Seems based on a false premise.


----------



## Hannes_F (Feb 19, 2014)

What Chris says. The live (second) version lacks class.


----------



## Rctec (Feb 19, 2014)

Ramin did it with a real cello...Can't remember who, right now, but one thing we have at RCP is a grand choice of cellists.


----------



## Richard Wilkinson (Feb 19, 2014)

Rctec @ Wed Feb 19 said:


> Ramin did it with a real cello...Can't remember who, right now, but one thing we have at RCP is a grand choice of cellists.



Knew it. Annoying that so many people are jumping on the bandwagon agreeing with the person in the link though...


----------



## Markus S (Feb 19, 2014)

Haha, excellent, love it! I thought it was a real cello when I first heard it. Really surprised me when I learned it was supposed to be sampled. Then again, some stuff is so good these days you can get fooled. There seem to be quite a few live solo strings in the score anyway.


----------



## Markus S (Feb 19, 2014)

Dragonwind @ Wed Feb 19 said:


> When I heard the theme on HBO the first time I though "man you could have made it a bit more expressive". The real cello in this version I didn't like as much either as I felt it was over the top emotionally...like the cellist was trying to draw too much attention to himself.
> 
> I'd like to hear this redone without with a real cello without so much drama.
> 
> Chris



Agreed, it's over the top, the recording sounds a bit weird as well.


----------



## jcs88 (Feb 19, 2014)

I thought the original was a real cello? Pretty sure something with that budget would use a real player for the front and centre solo instrument. On a side note, I adore the string sound in the game of thrones soundtracks - especially season 2, which went with a dryer mix.

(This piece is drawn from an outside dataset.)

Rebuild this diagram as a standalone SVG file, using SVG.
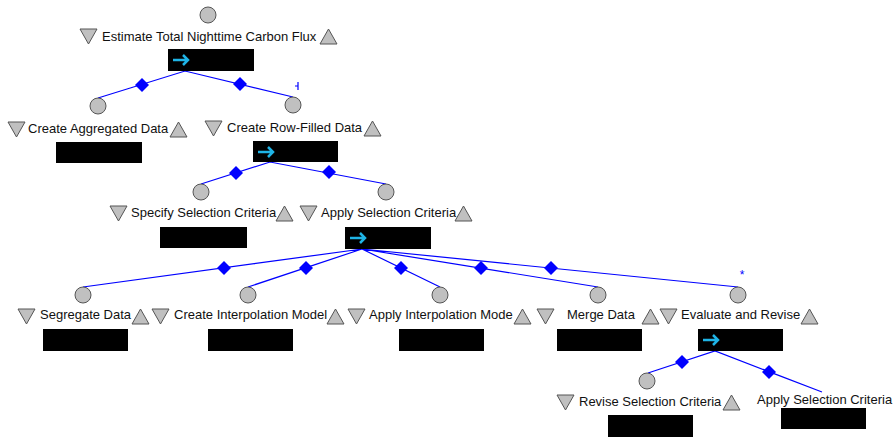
<svg xmlns="http://www.w3.org/2000/svg" width="896" height="437" viewBox="0 0 896 437">
<defs>
<style>
.c{fill:#c0c0c0;stroke:#555;stroke-width:1}
.t{fill:#c0c0c0;stroke:#555;stroke-width:1}
.r{fill:#000}
.l{font-family:"Liberation Sans",Arial,sans-serif;font-size:13px;fill:#111}
.e{stroke:#0000ff;stroke-width:1.2;fill:none}
.d{fill:#0000ff}
.a{stroke:#1fb4e6;stroke-width:2.5;fill:none}
</style>
<polygon id="dn" class="t" points="0,0 17,0 8.5,15"/>
<polygon id="up" class="t" points="0,15 17,15 8.5,0"/>
<polygon id="dm" class="d" points="0,-7 7,0 0,7 -7,0"/>
<g id="arr"><path class="a" d="M5,11 H20 M15,6 L20,11 L15,16"/></g>
</defs>
<rect width="896" height="437" fill="#fff"/>
<g id="connectors">
<path class="e" d="M98,98 L185,71 L293,97"/>
<use href="#dm" x="142" y="85"/><use href="#dm" x="240" y="84"/>
<path d="M298,82 V90 M295,86 H298" stroke="#0000ff" stroke-width="1.2"/>
<path class="e" d="M201,184 L270,162 L386,184"/>
<use href="#dm" x="236" y="173"/><use href="#dm" x="329" y="172"/>
<path class="e" d="M83,287 L362,249 L248,287 M362,249 L440,287 M362,249 L598,287 M362,249 L738,287"/>
<use href="#dm" x="224" y="268"/><use href="#dm" x="306" y="268"/><use href="#dm" x="401" y="268"/><use href="#dm" x="481" y="268"/><use href="#dm" x="551" y="268"/>
<text x="742" y="279" font-family="Liberation Sans,Arial,sans-serif" font-size="12" fill="#0000ff" text-anchor="middle">*</text>
<path class="e" d="M648,373 L715,351 L822,392"/>
<use href="#dm" x="682" y="362"/><use href="#dm" x="769" y="372"/>
</g>
<g id="n1">
<circle class="c" cx="208" cy="15" r="8"/>
<text class="l" x="102" y="41">Estimate Total Nighttime Carbon Flux</text>
<use href="#dn" x="80" y="29"/><use href="#up" x="320" y="29"/>
<rect class="r" x="168" y="49" width="86" height="22"/><use href="#arr" x="168" y="49"/>
</g>
<g id="n2">
<circle class="c" cx="98" cy="106" r="8"/>
<text class="l" x="28" y="133">Create Aggregated Data</text>
<use href="#dn" x="8" y="122"/><use href="#up" x="170" y="122"/>
<rect class="r" x="56" y="142" width="86" height="21"/>
</g>
<g id="n3">
<circle class="c" cx="293" cy="105" r="8"/>
<text class="l" x="227" y="132">Create Row-Filled Data</text>
<use href="#dn" x="205" y="121"/><use href="#up" x="364" y="121"/>
<rect class="r" x="253" y="141" width="85" height="21"/><use href="#arr" x="253" y="141"/>
</g>
<g id="n4">
<circle class="c" cx="201" cy="192" r="8"/>
<text class="l" x="131" y="217">Specify Selection Criteria</text>
<use href="#dn" x="110" y="206"/><use href="#up" x="276" y="206"/>
<rect class="r" x="160" y="227" width="87" height="21"/>
</g>
<g id="n5">
<circle class="c" cx="386" cy="192" r="8"/>
<text class="l" x="321" y="217">Apply Selection Criteria</text>
<use href="#dn" x="300" y="206"/><use href="#up" x="455" y="206"/>
<rect class="r" x="345" y="227" width="86" height="22"/><use href="#arr" x="345" y="227"/>
</g>
<g id="n6">
<circle class="c" cx="83" cy="295" r="8"/>
<text class="l" x="40" y="319">Segregate Data</text>
<use href="#dn" x="18" y="309"/><use href="#up" x="132" y="309"/>
<rect class="r" x="43" y="329" width="85" height="22"/>
</g>
<g id="n7">
<circle class="c" cx="248" cy="295" r="8"/>
<text class="l" x="174" y="319">Create Interpolation Model</text>
<use href="#dn" x="152" y="309"/><use href="#up" x="327" y="309"/>
<rect class="r" x="208" y="329" width="85" height="22"/>
</g>
<g id="n8">
<circle class="c" cx="440" cy="295" r="8"/>
<text class="l" x="369" y="319">Apply Interpolation Mode</text>
<use href="#dn" x="348" y="309"/><use href="#up" x="514" y="309"/>
<rect class="r" x="399" y="329" width="85" height="22"/>
</g>
<g id="n9">
<circle class="c" cx="598" cy="295" r="8"/>
<text class="l" x="567" y="319">Merge Data</text>
<use href="#dn" x="537" y="309"/><use href="#up" x="642" y="309"/>
<rect class="r" x="557" y="329" width="85" height="22"/>
</g>
<g id="n10">
<circle class="c" cx="738" cy="295" r="8"/>
<text class="l" x="681" y="319">Evaluate and Revise</text>
<use href="#dn" x="660" y="309"/><use href="#up" x="801" y="309"/>
<rect class="r" x="698" y="329" width="85" height="22"/><use href="#arr" x="698" y="329"/>
</g>
<g id="n11">
<circle class="c" cx="647" cy="381" r="8"/>
<text class="l" x="579" y="406">Revise Selection Criteria</text>
<use href="#dn" x="557" y="395"/><use href="#up" x="723" y="395"/>
<rect class="r" x="608" y="415" width="85" height="22"/>
</g>
<g id="n12">
<text class="l" x="757" y="404">Apply Selection Criteria</text>
<rect class="r" x="781" y="408" width="85" height="21"/>
</g>
</svg>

The 'real' version post is way over articulated.


----------



## Ned Bouhalassa (Feb 19, 2014)

Canadians will say anything to distract you. That way, they can take that last piece of bacon without you realizing, alleviating them from the constant-pressure of having to say, "Sorry".


----------



## Jem7 (Feb 19, 2014)

I was gonna write cello in original is real too but Hans already said before me


----------



## Christof (Feb 19, 2014)

The second version is played terribly.


----------



## dgburns (Feb 19, 2014)

Markus S @ Wed Feb 19 said:


> http://www.cbc.ca/asithappens/features/2014/02/18/a-canadian-musician-bemoans-the-lack-of-real-instruments-in-the-game-of-thrones-theme/
> 
> What do you think? Which version do you like better and why?



Giving us canucks a bad name methinks!

i always suspected it was a real cello.When i read that article,i thought it was a crass idea,personally.And i think while the new playing is OK,it doesn't sit inside the composition like the original does.It's actually kinda sad that this supposed violinist actually got it wrong.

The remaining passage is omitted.